Perhaps the biggest targets for the wind industry are past investments in coal capacity. The 11 oldest and dirtiest coal plants on the system represent 16,000 MW of capacity. More than 153,000,000 tons of carbon dioxide spew from Texas utility plants and oil refiners. Though refinery contributions are larger at 44%, the utility power plant share of 29% is a major contributor to pollution in population centres such as Dallas and San Antonio. Here pollution levels do not comply with federal air quality standards.
Environmental and consumer groups in Texas have put forward principles that echo what their counterparts said during California's deregulation debate: direct access opportunities should be granted to all classes of ratepayers at the same time; restructuring should not result in any degradation in environmental quality; a renewable portfolio standard should establish minimum standards for a diverse mix of clean power options.
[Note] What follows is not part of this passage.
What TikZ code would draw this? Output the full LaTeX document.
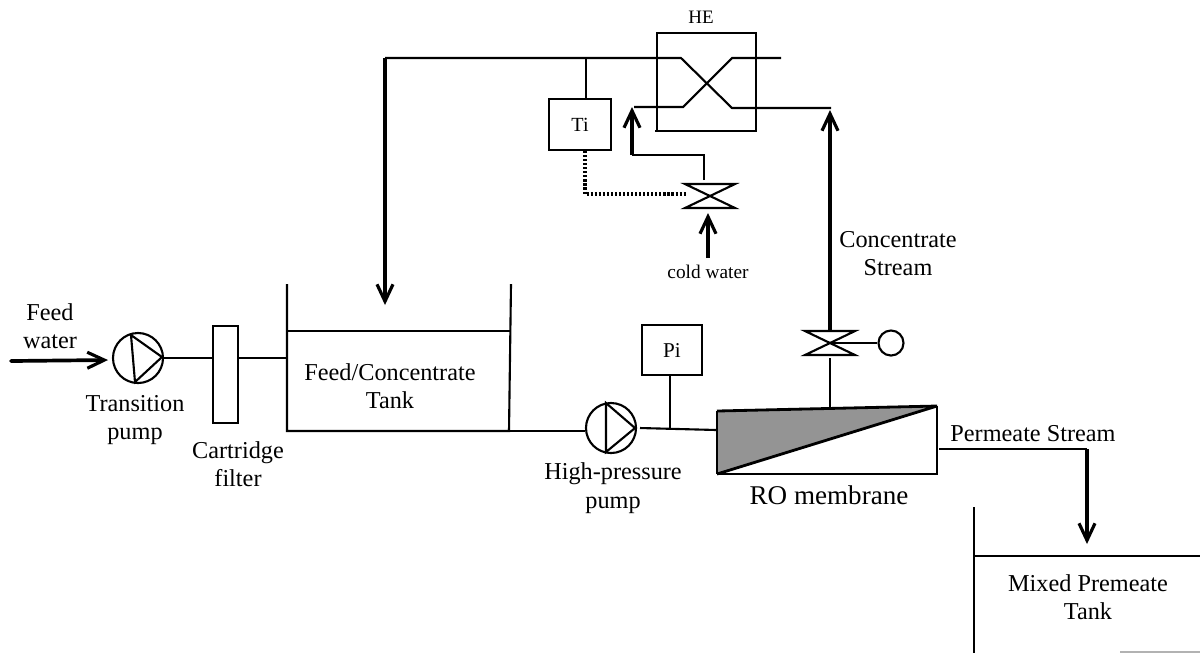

Public interest advocates agree with large industrial consumers on the issue of stranded costs, maintaining that above market costs be shared between utility shareholders and consumers. However, they are also willing to provide a few carrots to utilities, such as allowing a higher degree of stranded cost recovery for utilities that voluntarily divest generation from transmission and distribution functions.
A report commissioned by the Public Utility Commission of Texas reveals how important stranded costs, particularly nuclear plants, are to opening up markets to clean power. The book value of nuclear power plants owned by four Texas utilities ranges from $2,700 to almost $4,400 per kW. These reactors represent a stranded investment of up to $15 billion, claims the report. The key conclusion of the report is that the quicker the transition to market, the lower the amount of stranded costs and the greater the economic benefits for ratepayers.